Art wise, Alti Firmansyah is super expressive and animated, and letterer Travis Lanham does something really neat with their choice of fonts during on extended scene. The book has relied on nostalgia for jokes before, and in this particular instance, the lettering really helps sell the humor here. It’s a neat bit that I appreciated a bunch. Matt Milla’s colors are solid, especially when dealing with the Cyberspace craziness.
The second arc of X-men ’92 is a massive improvement over the mini series it followed, and I dug the hell out of that mini. Bower, Sims and the entire art team are given more room to breathe, and don’t have to worry about adhering to the rules of a crossover event. Free to tell their own stories, they turn the extreme up to 11, and gave us an arc that’s absolutely bonkers, yet incredibly enjoyable.
Dennis Hopeless, Javier Rodriguez, Alvardo Lopez
Hey look, Spider-Woman’s back. Well technically she never left, I just took a break due to Spider-Women crossover times.
Spider-Woman #8 is a done in one that sees Jessica Drew back in action, taking on Tigershark, while the Porcupine watches her son. It’s not unlike issue 5 actually, one this issue is super heavy on the action.
Much like myself, Javier Rodriguez returns to Spider-Woman this month, and absolutely kills it. His colors are gorgeous, giving the book a radiant glow that’s also stunning as the pencil art. Which, by the way, is incredible.
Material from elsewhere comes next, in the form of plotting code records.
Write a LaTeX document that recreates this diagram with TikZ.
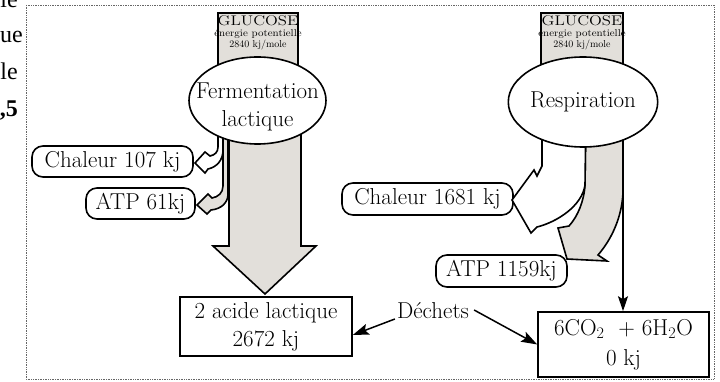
\documentclass[tikz,border=0pt]{standalone}
\usepackage{fontspec}
\newfontfamily\timesf{Liberation Serif}
\usetikzlibrary{shapes.geometric,arrows.meta,calc}
\definecolor{gfill}{RGB}{226,223,218}
\begin{document}
\begin{tikzpicture}[x=1pt,y=-1pt,
  lw/.style={line width=1.6pt, line join=miter},
  big/.style={font=\fontsize{23}{28}\selectfont},
  ell/.style={ellipse, draw, lw, fill=white, inner sep=0pt, big},
  rbox/.style={draw, lw, rounded corners=11pt, fill=white, inner sep=0pt, big},
  sbox/.style={draw, lw, fill=white, inner sep=0pt, big, align=center},
  glu/.style={draw, lw, fill=gfill},
  flow/.style={draw, lw},
  gtxt/.style={inner sep=0pt, anchor=base},
  gbig/.style={gtxt, font=\fontsize{14}{14}\selectfont},
  gsmall/.style={gtxt, font=\fontsize{10}{10}\selectfont},
  conn/.style={line width=1.5pt, -{Stealth[length=16pt,width=11pt,inset=3pt]}},
  vconn/.style={line width=1.3pt, -{Stealth[length=15pt,width=10pt,inset=3pt]}},
  frag/.style={anchor=base east, inner sep=0pt, font=\timesf\fontsize{24}{24}\selectfont},
]
\useasboundingbox (0,0) rectangle (720,382);
\clip (0,0) rectangle (720,382);

% fragments of surrounding text
\node[frag] (f1) at (18,8) {le};
\node[frag, anchor=base west] (f2) at (0,43) {ue};
\node[frag] (f3) at (18,80) {le};
\node[frag] (f4) at (18,117) {\bfseries ,5};

% frame
\draw[densely dotted, line width=0.7pt, black!60] (26,5) rectangle (714,379);

% boxes
\node[rbox, minimum width=161, minimum height=31] (chal1) at (112.5,161.5) {Chaleur 107 kj};
\node[rbox, minimum width=109, minimum height=31] (atp1) at (140.5,203.5) {ATP 61kj};
\node[sbox, minimum width=172, minimum height=59] (lact) at (266,326.5) {2 acide lactique\\2672 kj};
\node[rbox, minimum width=171, minimum height=32] (chal2) at (427.5,199) {Chaleur 1681 kj};
\node[rbox, minimum width=131, minimum height=32] (atp2) at (501.5,271) {ATP 1159kj};
\node[inner sep=1pt, big] (dech) at (433,311) {Déchets};
\node[sbox, minimum width=171, minimum height=65, font=\fontsize{23}{30}\selectfont] (co2) at (623.5,344.5) {6CO\textsubscript{2}\ \ + 6H\textsubscript{2}O\\0 kj};

% ---------- fermentation ----------
\filldraw[glu] (218,13) rectangle (298,90);
\node[gbig] (g1a) at (258,25.7) {\scalebox{1.2}[1]{GLUCOSE}};
\node[gsmall] (g1b) at (258,37) {\scalebox{1.1}[1]{énergie potentielle}};
\node[gsmall] (g1c) at (258,48) {2840 kj/mole};

\filldraw[flow, fill=gfill] (229,110) -- (229,246) -- (213,246) -- (265,294) -- (316,246) -- (301,246) -- (301,110) -- cycle;
\filldraw[flow, fill=gfill] (223,110) -- (223,186) .. controls (223,193) and (218,197) .. (212,198) -- (208,194) -- (197,205) -- (207,214) -- (211,210) .. controls (221,209) and (228,203) .. (228,194) -- (228,110) -- cycle;
\filldraw[flow, fill=white] (218,110) -- (218,147) .. controls (218,152) and (215,155) .. (210,156) -- (205,152) -- (195,163) -- (205,173) -- (208,169) .. controls (217,167) and (223,160) .. (223,150) -- (223,110) -- cycle;

\node[ell, minimum width=137, minimum height=87] (ferm) at (257.5,100.5) {};
\node[big, align=center, inner sep=0pt] (fermt) at ([yshift=-6pt]ferm.center) {Fermentation\\lactique};

% ---------- respiration ----------
\filldraw[glu] (541,13) rectangle (623,90);
\node[gbig] (g2a) at (582,26) {\scalebox{1.2}[1]{GLUCOSE}};
\node[gsmall] (g2b) at (582,37) {\scalebox{1.1}[1]{énergie potentielle}};
\node[gsmall] (g2c) at (582,48) {2840 kj/mole};

\filldraw[flow, fill=gfill] (586,110) -- (585,185) .. controls (584,201) and (578,216) .. (569,226) -- (558,228) -- (567,259) -- (607,261) -- (598,255) .. controls (611,240) and (622,218) .. (623,192) -- (623,110) -- cycle;
\filldraw[flow, fill=white] (542,110) -- (542,166) -- (537,176) -- (534,170) -- (512,200) -- (531,233) -- (537,227) .. controls (557,222) and (582,206) .. (585,185) -- (586,110) -- cycle;

\coordinate (rtop) at (623,110);
\draw[vconn] (rtop) -- (rtop |- co2.north);

\node[ell, minimum width=138, minimum height=90] (resp) at (583,102) {Respiration};

% waste arrows
\draw[conn] ([xshift=-1pt,yshift=-8pt]dech.west) -- ([yshift=-8.5pt]lact.east);
\draw[conn] ([xshift=4pt,yshift=1pt]dech.east) -- (co2.west);
\end{tikzpicture}
\end{document}
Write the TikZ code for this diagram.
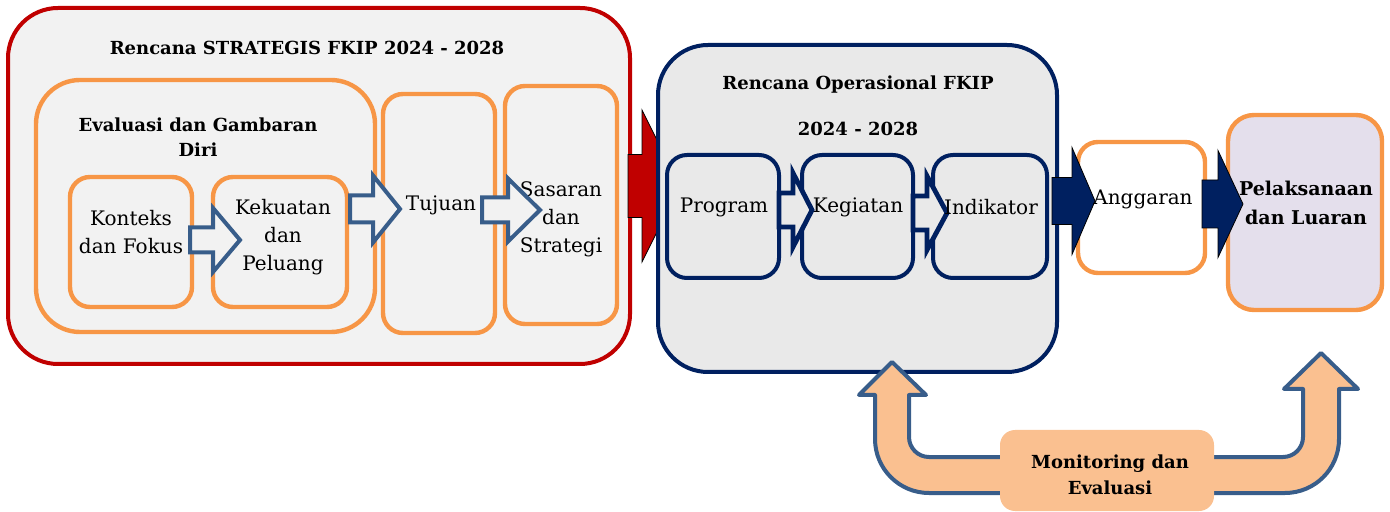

The way Rodriguez draws sprawling fight scenes is incredibly, never skimping out on the details. This may be the single best looking Marvel comic I’ll read this year, as no one does layouts and motion like Rodriguez. And props to Alvardo Lopez, who manages to ink this thing with some incredibly thin lines, keeping the line clean and crisp.
Dennis Hopeless is superb. He wonderfully mixes humor with some emotion. His Jessica Drew is so three dimensional, being both a loving mother and a adrenaline junkie who loves help people. And what he’s done with the Porcupine, changing him from a Z-list villain into someone quite endearing is spectacular.
Spider-Woman #8 is a comic that’s big on hear and big on action. It’s a gorgeous book that’s balances character development and super heroics perfectly. And even with Civil War II around the corner, I’m excited to pick up the next issue, just because of what the creators have done with Carol Danvers in this title. Buy on sight.